## Records for the exercise

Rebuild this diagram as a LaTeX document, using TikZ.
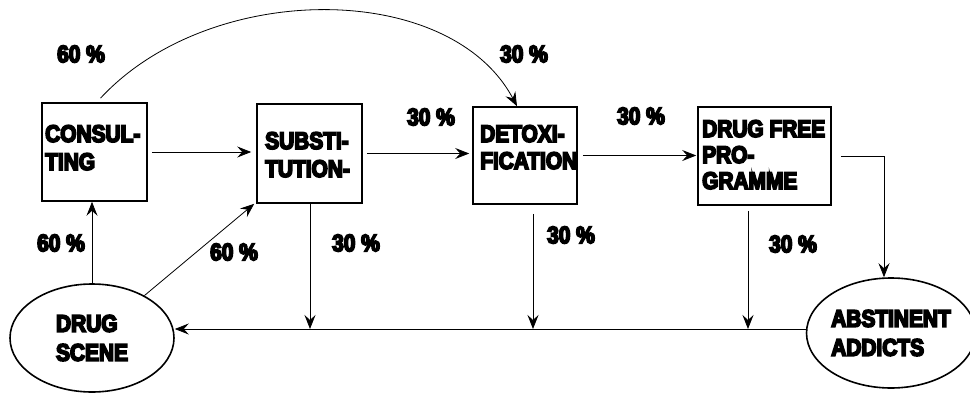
\documentclass[tikz,border=0pt]{standalone}
\usepackage{fontspec}
\newfontfamily\hv[FakeBold=7,FakeStretch=0.87]{Liberation Sans Bold}
\usetikzlibrary{shapes.geometric,arrows.meta}
\begin{document}
\begin{tikzpicture}[x=1pt,y=-1pt,
  box/.style={draw,line width=1.6pt,rectangle,inner sep=0pt},
  blob/.style={draw,line width=1.6pt,ellipse,inner sep=0pt,font=\hv\fontsize{24}{29}\selectfont,align=left},
  txt/.style={font=\hv\fontsize{24}{28}\selectfont,align=left,anchor=north west,inner sep=0pt},
  pct/.style={font=\hv\fontsize{24}{28}\selectfont,inner sep=0pt},
  arr/.style={line width=0.8pt,-{Stealth[length=14pt,width=11pt,inset=5pt]}},
  ln/.style={line width=0.8pt}]
\useasboundingbox (0,0) rectangle (970,394);
% boxes
\node[box,minimum width=105pt,minimum height=98pt] (cons) at (94.5,152) {};
\node[box,minimum width=105pt,minimum height=99pt] (subst) at (309.5,153.5) {};
\node[box,minimum width=104pt,minimum height=97pt] (detox) at (525,155.5) {};
\node[box,minimum width=133pt,minimum height=98pt] (free) at (764.5,156) {};
\node[txt] (tcons) at (45,125) {CONSUL-\\TING};
\node[txt] (tsubst) at (265,132) {SUBSTI-\\TUTION-};
\node[txt,font=\hv\fontsize{24}{27}\selectfont] (tdetox) at (480,125) {DETOXI-\\FICATION};
\node[txt,font=\hv\fontsize{24}{26}\selectfont] (tfree) at (702,120) {DRUG FREE\\PRO-\\GRAMME};
% ellipses
\node[blob,minimum width=164pt,minimum height=108pt] (scene) at (92,338) {DRUG\\SCENE};
\node[blob,minimum width=156pt,minimum height=110pt] (abst) at (891,333) {ABSTINENT\\ADDICTS};
% junctions
\coordinate (h) at (0,329);
\coordinate (j1) at (310,329);
\coordinate (j2) at (533,329);
\coordinate (j3) at (748,329);
% horizontal arrows
\draw[arr,shorten <=4pt,shorten >=5pt] (cons.east) -- (cons.east -| subst.west);
\draw[arr,shorten <=4pt,shorten >=3pt] (subst.east) -- (subst.east -| detox.west);
\draw[arr,shorten <=5pt,shorten >=1pt] (detox.east) -- (detox.east -| free.west);
\draw[arr,shorten <=9pt] (free.east) -| ([xshift=-7pt]abst.north);
% curve
\draw[arr] ([shift={(6,-4)}]cons.north) .. controls (210,-20) and (450,-20) .. ([xshift=-8pt]detox.north);
% from scene
\draw[arr] (scene.north) -- (scene.north |- cons.south);
\draw[arr] (scene.39) -- ([shift={(-2,0)}]subst.south west);
% down arrows
\draw[arr] (subst.south -| j1) -- (j1);
\draw[arr] ([shift={(8,9)}]detox.south) -- (j2);
\draw[arr] ([shift={(-16.5,5)}]free.south) -- (j3);
% return line
\draw[arr] (abst.west |- h) -- (scene.east |- h);
% labels
\node[pct] (l1) at (81,54) {60 \%};
\node[pct] (l2) at (524,54) {30 \%};
\node[pct] (l3) at (431,117) {30 \%};
\node[pct] (l4) at (641,116) {30 \%};
\node[pct] (l5) at (61,243) {60 \%};
\node[pct] (l6) at (234,252) {60 \%};
\node[pct] (l7) at (356,243) {30 \%};
\node[pct] (l8) at (571,235) {30 \%};
\node[pct] (l9) at (793,244) {30 \%};
\end{tikzpicture}
\end{document}
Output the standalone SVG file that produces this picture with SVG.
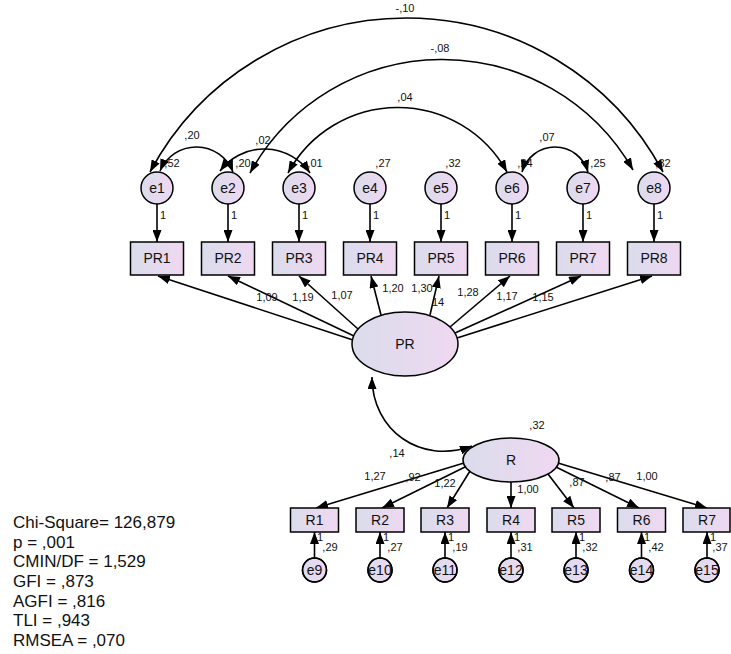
<svg xmlns="http://www.w3.org/2000/svg" width="731" height="654" viewBox="0 0 731 654">
<style>
.bg{fill:#ffffff}
.shape{fill:url(#g);stroke:#000;stroke-width:1.5}
.ring{fill:none;stroke:#000;stroke-width:1.5}
.ln{fill:none;stroke:#000;stroke-width:1.6}
.arr{marker-end:url(#ah)}
.cov{marker-start:url(#ah);marker-end:url(#ah)}
.nt{font-family:"Liberation Sans",Arial,sans-serif;font-size:14px;fill:#111;text-anchor:middle}
.lb{font-family:"Liberation Sans",Arial,sans-serif;font-size:11px;fill:#111;text-anchor:middle}
.st{font-family:"Liberation Sans",Arial,sans-serif;font-size:17px;fill:#111}
</style>
<defs>
<linearGradient id="g" x1="0" y1="0" x2="1" y2="0">
<stop offset="0" stop-color="#dadcec"/>
<stop offset="1" stop-color="#efd8f1"/>
</linearGradient>
<marker id="ah" viewBox="0 0 12 9" refX="12" refY="4.5" markerWidth="12" markerHeight="9" markerUnits="userSpaceOnUse" orient="auto-start-reverse">
<path d="M0,0 L12,4.5 L0,9 z" fill="#000"/>
</marker>
</defs>
<rect class="bg" x="0" y="0" width="731" height="654"/>

<g id="connectors">
<path class="ln cov" d="M150,172 A290.6,290.6 0 0 1 663,172"/>
<path class="ln cov" d="M250,173 A219.7,219.7 0 0 1 633,170"/>
<path class="ln cov" d="M288,173 A124.7,124.7 0 0 1 507,172"/>
<path class="ln cov" d="M160,171 A39.4,39.4 0 0 1 233,172"/>
<path class="ln cov" d="M220,171 A55.5,55.5 0 0 1 310,173"/>
<path class="ln cov" d="M522,172 A34.3,34.3 0 0 1 588,172"/>
<line class="ln arr" x1="157" y1="204" x2="157" y2="242"/>
<line class="ln arr" x1="228" y1="204" x2="228" y2="242"/>
<line class="ln arr" x1="299" y1="204" x2="299" y2="242"/>
<line class="ln arr" x1="370" y1="204" x2="370" y2="242"/>
<line class="ln arr" x1="441" y1="204" x2="441" y2="242"/>
<line class="ln arr" x1="512" y1="204" x2="512" y2="242"/>
<line class="ln arr" x1="583" y1="204" x2="583" y2="242"/>
<line class="ln arr" x1="654" y1="204" x2="654" y2="242"/>
<line class="ln arr" x1="353" y1="340" x2="158" y2="276"/>
<line class="ln arr" x1="354" y1="336" x2="228" y2="276"/>
<line class="ln arr" x1="358" y1="329" x2="299" y2="276"/>
<line class="ln arr" x1="381" y1="315" x2="371" y2="276"/>
<line class="ln arr" x1="430" y1="315" x2="439" y2="276"/>
<line class="ln arr" x1="450" y1="327" x2="510" y2="276"/>
<line class="ln arr" x1="455" y1="333" x2="581" y2="276"/>
<line class="ln arr" x1="457" y1="338" x2="652" y2="276"/>
<path class="ln cov" d="M372,377 C372,430 420,465 472,446"/>
<line class="ln arr" x1="464" y1="463" x2="316" y2="508"/>
<line class="ln arr" x1="465" y1="467" x2="382" y2="508"/>
<line class="ln arr" x1="470" y1="471" x2="447" y2="508"/>
<line class="ln arr" x1="511" y1="482" x2="511" y2="508"/>
<line class="ln arr" x1="548" y1="474" x2="574" y2="508"/>
<line class="ln arr" x1="556" y1="467" x2="639" y2="508"/>
<line class="ln arr" x1="558" y1="463" x2="707" y2="508"/>
<line class="ln arr" x1="314.5" y1="558" x2="314.5" y2="532"/>
<line class="ln arr" x1="380" y1="558" x2="380" y2="532"/>
<line class="ln arr" x1="445" y1="558" x2="445" y2="532"/>
<line class="ln arr" x1="511" y1="558" x2="511" y2="532"/>
<line class="ln arr" x1="576" y1="558" x2="576" y2="532"/>
<line class="ln arr" x1="641.5" y1="558" x2="641.5" y2="532"/>
<line class="ln arr" x1="707" y1="558" x2="707" y2="532"/>
</g>

<g id="labels">
<text class="lb" x="405" y="12">-,10</text>
<text class="lb" x="440" y="52">-,08</text>
<text class="lb" x="405" y="101">,04</text>
<text class="lb" x="192" y="139">,20</text>
<text class="lb" x="263" y="144">,02</text>
<text class="lb" x="547" y="141">,07</text>
<text class="lb" x="172" y="167">,52</text>
<text class="lb" x="243" y="167">,20</text>
<text class="lb" x="315" y="167">,01</text>
<text class="lb" x="383" y="167">,27</text>
<text class="lb" x="453" y="167">,32</text>
<text class="lb" x="525" y="167">,24</text>
<text class="lb" x="598" y="167">,25</text>
<text class="lb" x="663" y="167">,32</text>
<text class="lb" x="163" y="219">1</text>
<text class="lb" x="234" y="219">1</text>
<text class="lb" x="305" y="219">1</text>
<text class="lb" x="376" y="219">1</text>
<text class="lb" x="447" y="219">1</text>
<text class="lb" x="518" y="219">1</text>
<text class="lb" x="589" y="219">1</text>
<text class="lb" x="660" y="219">1</text>
<text class="lb" x="267" y="301">1,09</text>
<text class="lb" x="303" y="301">1,19</text>
<text class="lb" x="342" y="299">1,07</text>
<text class="lb" x="393" y="292">1,20</text>
<text class="lb" x="422" y="292">1,30</text>
<text class="lb" x="438" y="306">14</text>
<text class="lb" x="468" y="296">1,28</text>
<text class="lb" x="507" y="300">1,17</text>
<text class="lb" x="543" y="301">1,15</text>
<text class="lb" x="397" y="457">,14</text>
<text class="lb" x="537" y="429">,32</text>
<text class="lb" x="375" y="480">1,27</text>
<text class="lb" x="413" y="481">,92</text>
<text class="lb" x="445" y="487">1,22</text>
<text class="lb" x="528" y="493">1,00</text>
<text class="lb" x="577" y="486">,87</text>
<text class="lb" x="613" y="481">,87</text>
<text class="lb" x="647" y="480">1,00</text>
<text class="lb" x="320" y="541">1</text>
<text class="lb" x="330" y="551">,29</text>
<text class="lb" x="386" y="541">1</text>
<text class="lb" x="395" y="551">,27</text>
<text class="lb" x="451" y="541">1</text>
<text class="lb" x="460" y="551">,19</text>
<text class="lb" x="517" y="541">1</text>
<text class="lb" x="525" y="551">,31</text>
<text class="lb" x="582" y="541">1</text>
<text class="lb" x="590" y="551">,32</text>
<text class="lb" x="647" y="541">1</text>
<text class="lb" x="656" y="551">,42</text>
<text class="lb" x="713" y="541">1</text>
<text class="lb" x="720" y="551">,37</text>
</g>

<g id="e1"><circle class="shape" cx="157" cy="188" r="16"/><text class="nt" x="157" y="193">e1</text></g>
<g id="e2"><circle class="shape" cx="228" cy="188" r="16"/><text class="nt" x="228" y="193">e2</text></g>
<g id="e3"><circle class="shape" cx="299" cy="188" r="16"/><text class="nt" x="299" y="193">e3</text></g>
<g id="e4"><circle class="shape" cx="370" cy="188" r="16"/><text class="nt" x="370" y="193">e4</text></g>
<g id="e5"><circle class="shape" cx="441" cy="188" r="16"/><text class="nt" x="441" y="193">e5</text></g>
<g id="e6"><circle class="shape" cx="512" cy="188" r="16"/><text class="nt" x="512" y="193">e6</text></g>
<g id="e7"><circle class="shape" cx="583" cy="188" r="16"/><text class="nt" x="583" y="193">e7</text></g>
<g id="e8"><circle class="shape" cx="654" cy="188" r="16"/><text class="nt" x="654" y="193">e8</text></g>

<g id="PR1"><rect class="shape" x="130.5" y="242" width="53" height="33"/><text class="nt" x="157" y="263">PR1</text></g>
<g id="PR2"><rect class="shape" x="201.5" y="242" width="53" height="33"/><text class="nt" x="228" y="263">PR2</text></g>
<g id="PR3"><rect class="shape" x="272.5" y="242" width="53" height="33"/><text class="nt" x="299" y="263">PR3</text></g>
<g id="PR4"><rect class="shape" x="343.5" y="242" width="53" height="33"/><text class="nt" x="370" y="263">PR4</text></g>
<g id="PR5"><rect class="shape" x="414.5" y="242" width="53" height="33"/><text class="nt" x="441" y="263">PR5</text></g>
<g id="PR6"><rect class="shape" x="485.5" y="242" width="53" height="33"/><text class="nt" x="512" y="263">PR6</text></g>
<g id="PR7"><rect class="shape" x="556.5" y="242" width="53" height="33"/><text class="nt" x="583" y="263">PR7</text></g>
<g id="PR8"><rect class="shape" x="627.5" y="242" width="53" height="33"/><text class="nt" x="654" y="263">PR8</text></g>

<g id="PR"><ellipse class="shape" cx="405" cy="344" rx="53" ry="32"/><text class="nt" x="405" y="349">PR</text></g>
<g id="R"><ellipse class="shape" cx="511" cy="460" rx="48" ry="22"/><text class="nt" x="511" y="465">R</text></g>

<g id="R1"><rect class="shape" x="290.5" y="508" width="48" height="24"/><text class="nt" x="314.5" y="525">R1</text></g>
<g id="R2"><rect class="shape" x="356" y="508" width="48" height="24"/><text class="nt" x="380" y="525">R2</text></g>
<g id="R3"><rect class="shape" x="421" y="508" width="48" height="24"/><text class="nt" x="445" y="525">R3</text></g>
<g id="R4"><rect class="shape" x="487" y="508" width="48" height="24"/><text class="nt" x="511" y="525">R4</text></g>
<g id="R5"><rect class="shape" x="552" y="508" width="48" height="24"/><text class="nt" x="576" y="525">R5</text></g>
<g id="R6"><rect class="shape" x="617.5" y="508" width="48" height="24"/><text class="nt" x="641.5" y="525">R6</text></g>
<g id="R7"><rect class="shape" x="683" y="508" width="47" height="24"/><text class="nt" x="707" y="525">R7</text></g>

<g id="e9"><circle class="shape" cx="314.5" cy="570" r="12"/><text class="nt" x="314.5" y="575">e9</text><circle class="ring" cx="314.5" cy="570" r="12"/></g>
<g id="e10"><circle class="shape" cx="380" cy="570" r="12"/><text class="nt" x="380" y="575">e10</text><circle class="ring" cx="380" cy="570" r="12"/></g>
<g id="e11"><circle class="shape" cx="445" cy="570" r="12"/><text class="nt" x="445" y="575">e11</text><circle class="ring" cx="445" cy="570" r="12"/></g>
<g id="e12"><circle class="shape" cx="511" cy="570" r="12"/><text class="nt" x="511" y="575">e12</text><circle class="ring" cx="511" cy="570" r="12"/></g>
<g id="e13"><circle class="shape" cx="576" cy="570" r="12"/><text class="nt" x="576" y="575">e13</text><circle class="ring" cx="576" cy="570" r="12"/></g>
<g id="e14"><circle class="shape" cx="641.5" cy="570" r="12"/><text class="nt" x="641.5" y="575">e14</text><circle class="ring" cx="641.5" cy="570" r="12"/></g>
<g id="e15"><circle class="shape" cx="707" cy="570" r="12"/><text class="nt" x="707" y="575">e15</text><circle class="ring" cx="707" cy="570" r="12"/></g>

<g id="stats">
<text class="st" x="13" y="528">Chi-Square= 126,879</text>
<text class="st" x="13" y="548">p = ,001</text>
<text class="st" x="13" y="567">CMIN/DF = 1,529</text>
<text class="st" x="13" y="587">GFI = ,873</text>
<text class="st" x="13" y="607">AGFI = ,816</text>
<text class="st" x="13" y="626">TLI = ,943</text>
<text class="st" x="13" y="646">RMSEA = ,070</text>
</g>
</svg>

## Exercise description
How many lines in the records above contain the word "standalone"? Reply with the number alone.

## Answer to this task
2